Synopsis via Goodreads: Khai Diep has no feelings. Well, he feels irritation when people move his things or contentment when ledgers balance down to the penny, but not big, important emotions—like grief. And love. He thinks he’s defective. His family knows better—that his autism means he just processes emotions differently. When he steadfastly avoids relationships, his mother takes matters into her own hands and returns to Vietnam to find him the perfect bride.
As a mixed-race girl living in the slums of Ho Chi Minh City, Esme Tran has always felt out of place. When the opportunity arises to come to America and meet a potential husband, she can’t turn it down, thinking this could be the break her family needs. Seducing Khai, however, doesn’t go as planned. Esme’s lessons in love seem to be working…but only on herself. She’s hopelessly smitten with a man who’s convinced he can never return her affection.
With Esme’s time in the United States dwindling, Khai is forced to understand he’s been wrong all along. And there’s more than one way to love.

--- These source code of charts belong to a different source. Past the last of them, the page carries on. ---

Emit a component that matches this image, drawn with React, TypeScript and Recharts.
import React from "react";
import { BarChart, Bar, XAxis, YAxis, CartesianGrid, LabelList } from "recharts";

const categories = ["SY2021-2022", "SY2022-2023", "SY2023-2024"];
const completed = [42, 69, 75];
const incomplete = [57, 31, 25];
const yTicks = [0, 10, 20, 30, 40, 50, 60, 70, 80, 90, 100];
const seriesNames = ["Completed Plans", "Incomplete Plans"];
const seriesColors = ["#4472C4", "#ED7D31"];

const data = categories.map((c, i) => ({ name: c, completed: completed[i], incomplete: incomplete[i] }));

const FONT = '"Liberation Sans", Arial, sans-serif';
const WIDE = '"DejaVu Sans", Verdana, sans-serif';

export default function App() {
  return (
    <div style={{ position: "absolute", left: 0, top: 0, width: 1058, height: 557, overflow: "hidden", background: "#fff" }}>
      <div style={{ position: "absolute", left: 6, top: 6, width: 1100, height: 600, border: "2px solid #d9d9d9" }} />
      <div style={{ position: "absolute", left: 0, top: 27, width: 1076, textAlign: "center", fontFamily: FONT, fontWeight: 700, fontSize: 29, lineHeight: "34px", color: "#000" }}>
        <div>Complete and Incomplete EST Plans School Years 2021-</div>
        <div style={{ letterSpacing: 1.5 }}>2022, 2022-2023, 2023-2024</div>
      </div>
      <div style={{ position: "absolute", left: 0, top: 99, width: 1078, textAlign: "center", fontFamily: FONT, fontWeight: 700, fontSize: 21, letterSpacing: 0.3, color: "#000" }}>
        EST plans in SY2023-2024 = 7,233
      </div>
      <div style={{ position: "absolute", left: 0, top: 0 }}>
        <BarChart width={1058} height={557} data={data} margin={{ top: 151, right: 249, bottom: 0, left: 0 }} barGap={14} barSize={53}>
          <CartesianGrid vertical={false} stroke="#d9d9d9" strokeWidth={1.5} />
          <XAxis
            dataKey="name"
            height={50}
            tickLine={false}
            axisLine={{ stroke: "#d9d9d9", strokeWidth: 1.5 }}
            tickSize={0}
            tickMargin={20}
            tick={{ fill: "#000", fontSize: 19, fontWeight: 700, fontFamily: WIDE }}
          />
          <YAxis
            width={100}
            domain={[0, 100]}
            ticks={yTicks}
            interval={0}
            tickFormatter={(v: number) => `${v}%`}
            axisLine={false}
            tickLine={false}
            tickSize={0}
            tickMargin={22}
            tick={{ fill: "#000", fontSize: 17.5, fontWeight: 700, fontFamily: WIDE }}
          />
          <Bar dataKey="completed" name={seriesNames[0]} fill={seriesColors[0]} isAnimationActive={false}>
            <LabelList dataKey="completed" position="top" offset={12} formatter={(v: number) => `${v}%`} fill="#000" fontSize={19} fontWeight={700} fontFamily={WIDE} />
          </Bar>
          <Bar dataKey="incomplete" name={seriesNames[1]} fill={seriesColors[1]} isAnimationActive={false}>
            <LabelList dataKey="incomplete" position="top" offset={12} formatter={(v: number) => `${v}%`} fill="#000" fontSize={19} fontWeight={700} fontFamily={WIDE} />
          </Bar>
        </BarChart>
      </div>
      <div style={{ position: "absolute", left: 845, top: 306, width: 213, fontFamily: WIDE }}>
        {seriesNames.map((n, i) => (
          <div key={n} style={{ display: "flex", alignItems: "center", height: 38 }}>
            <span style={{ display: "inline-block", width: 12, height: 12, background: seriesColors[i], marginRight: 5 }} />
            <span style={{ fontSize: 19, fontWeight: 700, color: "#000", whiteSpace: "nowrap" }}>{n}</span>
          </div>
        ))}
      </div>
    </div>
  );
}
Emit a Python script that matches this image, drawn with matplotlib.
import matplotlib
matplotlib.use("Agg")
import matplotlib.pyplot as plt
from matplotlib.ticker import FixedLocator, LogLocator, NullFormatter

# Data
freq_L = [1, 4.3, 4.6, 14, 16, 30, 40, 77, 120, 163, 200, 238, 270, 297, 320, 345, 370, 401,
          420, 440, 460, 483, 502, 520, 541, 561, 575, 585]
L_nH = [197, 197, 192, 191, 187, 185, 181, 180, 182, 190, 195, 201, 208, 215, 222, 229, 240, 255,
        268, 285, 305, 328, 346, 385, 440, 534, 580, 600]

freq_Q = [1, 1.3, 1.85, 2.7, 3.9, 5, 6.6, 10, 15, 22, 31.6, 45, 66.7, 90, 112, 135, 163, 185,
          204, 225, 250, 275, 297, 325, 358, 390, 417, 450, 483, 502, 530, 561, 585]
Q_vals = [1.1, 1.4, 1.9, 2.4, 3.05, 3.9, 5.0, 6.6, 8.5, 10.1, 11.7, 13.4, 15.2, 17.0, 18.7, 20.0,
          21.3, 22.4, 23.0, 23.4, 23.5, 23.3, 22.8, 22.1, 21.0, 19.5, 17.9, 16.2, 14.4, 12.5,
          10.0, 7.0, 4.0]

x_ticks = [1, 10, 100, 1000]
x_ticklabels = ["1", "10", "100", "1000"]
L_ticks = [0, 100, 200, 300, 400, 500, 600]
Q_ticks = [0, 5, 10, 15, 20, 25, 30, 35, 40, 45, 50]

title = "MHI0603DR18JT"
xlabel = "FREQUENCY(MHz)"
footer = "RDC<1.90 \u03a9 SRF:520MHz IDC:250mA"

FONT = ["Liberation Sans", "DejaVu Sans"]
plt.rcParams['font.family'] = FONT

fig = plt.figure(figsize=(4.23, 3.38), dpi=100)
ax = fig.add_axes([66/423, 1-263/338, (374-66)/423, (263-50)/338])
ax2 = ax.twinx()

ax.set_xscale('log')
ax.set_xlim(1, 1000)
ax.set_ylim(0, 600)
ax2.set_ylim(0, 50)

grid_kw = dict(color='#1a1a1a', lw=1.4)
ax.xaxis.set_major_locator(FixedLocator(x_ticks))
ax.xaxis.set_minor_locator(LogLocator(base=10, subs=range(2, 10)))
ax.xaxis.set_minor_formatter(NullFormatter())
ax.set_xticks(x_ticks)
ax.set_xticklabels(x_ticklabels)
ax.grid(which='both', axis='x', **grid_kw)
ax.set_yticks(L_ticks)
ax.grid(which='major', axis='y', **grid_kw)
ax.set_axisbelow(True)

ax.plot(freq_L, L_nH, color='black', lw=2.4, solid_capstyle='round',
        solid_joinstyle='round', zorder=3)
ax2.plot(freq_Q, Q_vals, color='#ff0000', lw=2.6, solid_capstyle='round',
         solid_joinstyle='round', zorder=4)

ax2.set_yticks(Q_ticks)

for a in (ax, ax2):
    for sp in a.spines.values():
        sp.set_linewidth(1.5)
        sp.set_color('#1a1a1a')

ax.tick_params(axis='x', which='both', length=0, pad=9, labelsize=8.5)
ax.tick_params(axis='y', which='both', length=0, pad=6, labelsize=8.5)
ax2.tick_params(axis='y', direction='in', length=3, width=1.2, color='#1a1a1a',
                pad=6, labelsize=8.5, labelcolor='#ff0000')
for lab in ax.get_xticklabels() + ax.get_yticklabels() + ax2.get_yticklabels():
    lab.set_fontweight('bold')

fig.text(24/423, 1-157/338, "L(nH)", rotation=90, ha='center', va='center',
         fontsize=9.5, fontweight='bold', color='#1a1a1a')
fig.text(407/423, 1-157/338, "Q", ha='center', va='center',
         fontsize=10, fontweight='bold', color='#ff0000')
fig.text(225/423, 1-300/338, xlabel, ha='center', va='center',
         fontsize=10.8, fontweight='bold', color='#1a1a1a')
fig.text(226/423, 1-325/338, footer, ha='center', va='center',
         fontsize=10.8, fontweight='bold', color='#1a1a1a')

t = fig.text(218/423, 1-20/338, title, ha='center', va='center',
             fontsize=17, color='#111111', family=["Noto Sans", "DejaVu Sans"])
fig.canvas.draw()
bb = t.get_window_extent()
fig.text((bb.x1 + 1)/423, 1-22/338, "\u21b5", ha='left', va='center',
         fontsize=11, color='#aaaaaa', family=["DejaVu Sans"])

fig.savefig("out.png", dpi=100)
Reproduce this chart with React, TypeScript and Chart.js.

*I received a copy of this book from the author/publisher in exchange for an honest review.*
HELEN HOANG HAS DONE IT AGAIN!
The Kiss Quotient was my favorite read of 2018 so to say that I was hyped as fuck to start The Bride Test would be an understatement. I went into this sequel with very high expectations and I was not willing to settle if it didn’t deliver (just kidding y’all)! Dramatics aside, I couldn’t wait to dive into this story to see what Hoang had in store for us next and sure enough, once I started reading, I couldn’t stop.
Khai Diep is all work and no play and his Vietnamese mother is not having it. Taking matters into her own hands, she goes to Vietnam to find him a potential bride and meets Esme Tran. Esme didn’t know what to make of it when she was approached by the strange woman, but she decides to take a chance and agrees to the arrangement. Can Esme fly across the world and win Khai’s heart or will she be the one to leave heartbroken instead?
I went into this book knowing that I was gonna enjoy it but I didn’t expect to completely fall head over heels in love with it like I did. I also did not expect to love it more than The Kiss Quotient. Yes, y’all read that right, I loved The Bride Test more than The Kiss Quotient! I didn’t even think this would be possible, but Hoang snatched my whole being with this sequel!
There’s just so much that I loved about this book, the first being the importance of family and culture. First off, the amount of food mentioned in this book had me hungry. It all sounded so yummy! I also enjoyed seeing Khai’s relationship with his brother Quan. These two had the most funniest conversations about love and women and they have a closer relationship than I expected. Quan really stepped up at times during this book which I totally wasn’t expecting and now I just want his story because I need more of this sweet man in my life. My next favorite thing was the romance. Y’all, this romance left me for the dead. The angst nearly sent me to the emergency room. I was yelling at my eReader for Esme and Khai to kiss already because these two were taking forever to make a move. But despite my lack of patience, I loved the build up of the romance and how these two took their time to work through obstacles that would eventually bring them closer. Hoang totally had me swooning and tearing over these two and while the wait seemed forever, seeing Esme and Khai together at the end just made all that waiting worth it. Seriously, have tissues for the last two chapters because you will be bawling your eyes out!
Esme Tran made this book for me! I freakin’ love this girl to bits and everything she stood for. Being an immigrant, I related to a lot of the struggles and obstacles that Esme faced when she came to America. Having to adapt to a whole new culture while somehow still maintaining your own isn’t always easy and we see Esme struggle with that. Besides the culture shock, we see Esme just come into her own and find her voice and the courage to just take this opportunity to make something more even if it was a risk. Hoang wrote in her author’s note that Esme shared so many things in common with her own mom and I related to that because Esme’s journey reminded me of my own mother’s in terms of coming to a new country and taking odd jobs and getting a GED and I’m sure many others will be able to relate to Esme’s story too. Then we have our hero Khai who I was curious to get to know better. From the previous book, we already know that Khai is on the autism spectrum and he struggles with expressing emotions and letting people in. Relationships are not something that come easy to Khai and after having lost someone close to him, he doesn’t really see the point in putting the effort to get to know Esme because he believes he can’t ever give her what she wants. Throughout this book, we get to see Khai work through his grief and come to the realization that he is enough and he does have the capability to love. Seeing Khai come to this realization was another one of my favorite moments in this story and I think Hoang did a great job at handling this aspect of ASD and love and self-love.
The Bride Test was an amazing follow up to The Kiss Quotient and I eagerly await the next book in series. 2020 needs to hurry its ass up and get here already!